The holiday season exposes an uncomfortable truth: In the United States empathy has boundaries, and those boundaries are oftentimes racial. When policymakers speak about “dependency,” “restoring dignity,” or “responsible budgeting,” they are invoking a well‑worn system of coded language used for decades to justify divesting from Black communities.

Black households rely on SNAP not because of personal failure but because of the predictable outcomes of discriminatory housing policy, wage suppression, and exclusion from generational wealth. Yet these households are the ones punished when politicians decide that cutting safety‑net programs is politically expedient.

The history is unmistakable. Every major reduction in anti‑poverty programs — from welfare reform in the 1990s to work‑requirement expansions in the 2010s — has been rooted in narratives created to stigmatize Black families. The 2025 cuts are not an aberration but a continuation. Most damning, the stigmatization also makes it harder already to access assistance anyway. The administrators in the office already pass judgment when certain families attempt to fill out paperwork and often shame people for their efforts to just survive. I remember the looks, the pushback, the snarky comments– they all make it feel like you are already failing and should be ashamed to seek help. 

The administration continues to insist that its policies champion “working people,” but this term has become a political euphemism meaning only one thing: white voters. The irony is that the majority of SNAP recipients are employed, but underpaid. If this administration truly cared about working people, it would not have taken food from the workers who stock the grocery shelves, clean holiday event spaces, drive delivery trucks, and keep the service sector operating.

A narrative has been crafted in which the poor are undeserving, and the working class exists only when it fits a racial and partisan mold. But the people who will feel the SNAP cuts most acutely this December are workers — many working two or three jobs — whose labor sustains the holiday cheer others get to enjoy.

Meanwhile, winter magnifies every inequity. December is expensive. Heating bills rise.

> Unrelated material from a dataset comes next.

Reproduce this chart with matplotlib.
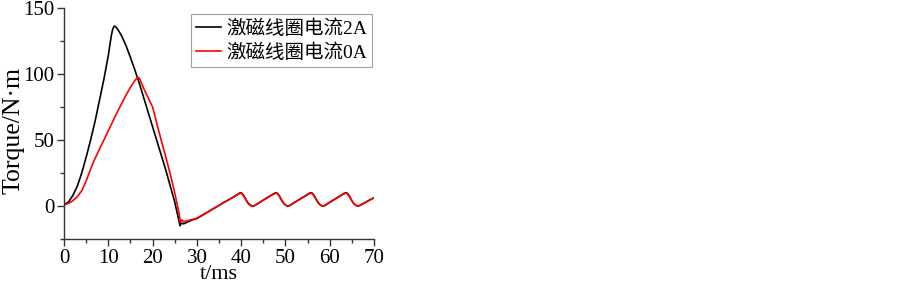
import numpy as np
import matplotlib.pyplot as plt
from matplotlib.ticker import MultipleLocator

plt.rcParams['font.family'] = ['Liberation Serif', 'Noto Sans CJK SC', 'DejaVu Sans']

# 激磁线圈电流2A
t_2a = [0, 1, 2, 3, 4, 5, 6, 7, 8, 9, 10, 10.4, 10.7, 11.0, 11.3, 11.6, 12, 13, 14, 15, 16, 17,
        18, 19, 20, 21, 22, 23, 24, 25, 26, 26.2, 26.5, 27, 28, 29, 30, 32, 34, 36,
        38, 39, 39.5, 39.8, 40.2, 40.7, 41.2, 41.7, 42.2, 42.7,
        43.1, 44.2, 45.7, 47.0, 47.5, 47.8, 48.2, 48.7, 49.2, 49.7, 50.2, 50.6,
        51.0, 52.1, 53.6, 54.9, 55.4, 55.7, 56.1, 56.6, 57.1, 57.6, 58.1, 58.5,
        58.9, 60.0, 61.5, 62.8, 63.3, 63.6, 64.0, 64.5, 65.0, 65.5, 66.0, 66.4,
        66.8, 68.0, 69.0, 70.0]
T_2a = [1, 3, 8, 15, 25, 37, 50, 64, 80, 96, 114, 123, 129.5, 134, 136.2, 136, 134.5, 129, 121.5, 112.5, 103, 93,
        82, 71, 60, 49, 38, 27, 15, 3, -12, -15, -13, -13.5, -12, -10.5, -9.5, -5.5, -1.5, 2.5,
        6.3, 8.4, 9.5, 10, 9.6, 7.2, 4, 1.6, 0.3, 0,
        0.4, 2.8, 5.9, 8.6, 9.6, 10, 9.6, 7.2, 4, 1.6, 0.3, 0,
        0.4, 2.8, 5.9, 8.6, 9.6, 10, 9.6, 7.2, 4, 1.6, 0.3, 0,
        0.4, 2.8, 5.9, 8.6, 9.6, 10, 9.6, 7.2, 4, 1.6, 0.3, 0,
        0.4, 2.6, 4.5, 6.2]

# 激磁线圈电流0A
t_0a = [0, 1, 2, 3, 4, 5, 6, 7, 8, 9, 10, 11, 12, 13, 14, 15, 16, 16.6, 17, 18,
        19, 20, 21, 22, 23, 24, 25, 26, 26.3, 26.6, 27, 27.5, 28, 30, 32, 34, 36,
        38, 39, 39.5, 39.8, 40.2, 40.7, 41.2, 41.7, 42.2, 42.7,
        43.1, 44.2, 45.7, 47.0, 47.5, 47.8, 48.2, 48.7, 49.2, 49.7, 50.2, 50.6,
        51.0, 52.1, 53.6, 54.9, 55.4, 55.7, 56.1, 56.6, 57.1, 57.6, 58.1, 58.5,
        58.9, 60.0, 61.5, 62.8, 63.3, 63.6, 64.0, 64.5, 65.0, 65.5, 66.0, 66.4,
        66.8, 68.0, 69.0, 70.0]
T_0a = [0.8, 2, 4, 7, 11.5, 19, 28, 36, 43, 50, 57, 64, 71, 77.5, 84, 90, 95, 97.5, 97, 89,
        82, 75, 62, 49, 37, 24, 10, -6, -12.5, -10.5, -12, -11.5, -11, -9.3, -5.5, -1.5, 2.5,
        6.2, 8.2, 9.2, 9.6, 9.3, 7.0, 3.9, 1.5, 0.3, 0,
        0.4, 2.8, 5.8, 8.4, 9.3, 9.6, 9.3, 7.0, 3.9, 1.5, 0.3, 0,
        0.4, 2.8, 5.8, 8.4, 9.3, 9.6, 9.3, 7.0, 3.9, 1.5, 0.3, 0,
        0.4, 2.8, 5.8, 8.4, 9.3, 9.6, 9.3, 7.0, 3.9, 1.5, 0.3, 0,
        0.4, 2.6, 4.5, 6.2]

labels = ['激磁线圈电流2A', '激磁线圈电流0A']

fig = plt.figure(figsize=(9.03, 2.84), dpi=100)
ax = fig.add_axes([0.0709, 0.1585, 0.3433, 0.8133])

ax.plot(t_2a, T_2a, color='black', lw=1.2, label=labels[0])
ax.plot(t_0a, T_0a, color='red', lw=1.2, label=labels[1])

ax.set_xlim(0, 70)
ax.set_ylim(-25, 150)
ax.xaxis.set_major_locator(MultipleLocator(10))
ax.xaxis.set_minor_locator(MultipleLocator(5))
ax.yaxis.set_major_locator(MultipleLocator(50))
ax.yaxis.set_minor_locator(MultipleLocator(25))

for s in ['top', 'right']:
    ax.spines[s].set_visible(False)
for s in ['left', 'bottom']:
    ax.spines[s].set_color('#333333')
    ax.spines[s].set_linewidth(1.0)

ax.tick_params(which='major', direction='out', length=5, width=1, labelsize=15, colors='#333333', labelcolor='black', pad=2)
ax.tick_params(which='minor', direction='out', length=3, width=1, colors='#333333')

ax.set_xlabel('t/ms', fontsize=16, labelpad=-2)
ax.set_ylabel('Torque/N·m', fontsize=18.5)
ax.yaxis.set_label_coords(-0.128, 0.47)

leg = ax.legend(loc='upper right', bbox_to_anchor=(1.005, 0.99), fontsize=14, fancybox=False,
                handlelength=1.3, handletextpad=0.25, borderpad=0.25, labelspacing=0.3,
                borderaxespad=0.2)
leg.get_frame().set_edgecolor('#888888')
leg.get_frame().set_linewidth(0.8)

fig.savefig('out.png', dpi=100)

School breaks mean children growing up in low-income households like I did, lose access to free meals. This is all happening while grocery prices surge as families attempt to celebrate amid rising costs. Food banks across the South and Midwest report record‑breaking demand this year. Community centers are overwhelmed, and mutual aid efforts are stretched to their limits.

Policy violence doesn’t always look like police lights or courtrooms. Sometimes it looks like a mother comparing prices in an aisle and realizing her benefits won’t last through Christmas.

Communities Are Stepping Up

When the holidays rolled around as a kid and there was a worry of what, if anything, would be on the table — there were some safety nets available that made it not as dreadful as it could have been. Community organizations helped. Food banks were not overrun, and I vividly remember the hams being dropped off at the door complete with some canned foods and for some reason, oranges. 

Today, Black communities, faith networks, nonprofits, and local mutual aid groups are doing what the federal government refuses to do: keeping people alive. They are organizing food drives, paying utility bills, delivering meals, and building the kind of safety net that public officials seem determined to unravel.

And yet we must resist the temptation to celebrate resilience without naming what produces it. Survival is not a policy solution. It is a coping mechanism in a country that continues to disinvest from the communities that need support most.

That’s why community-led efforts to ensure people are fed, clothed, and warm are step one. Next, we must organize not just for survival, but to transform our system so we can thrive.

As 2025 ends, we must confront what current policies say about who we are becoming. A nation that takes food from its poorest children cannot call itself compassionate. A nation that leaves families to starve cannot call itself free. The holiday season asks us what we believe in. Policies reveal who we actually care about.

No amount of happy holiday messaging can cover up the truth: the safety net is collapsing, and it is by GOP design. But building it back up and expanding it further can be by our design.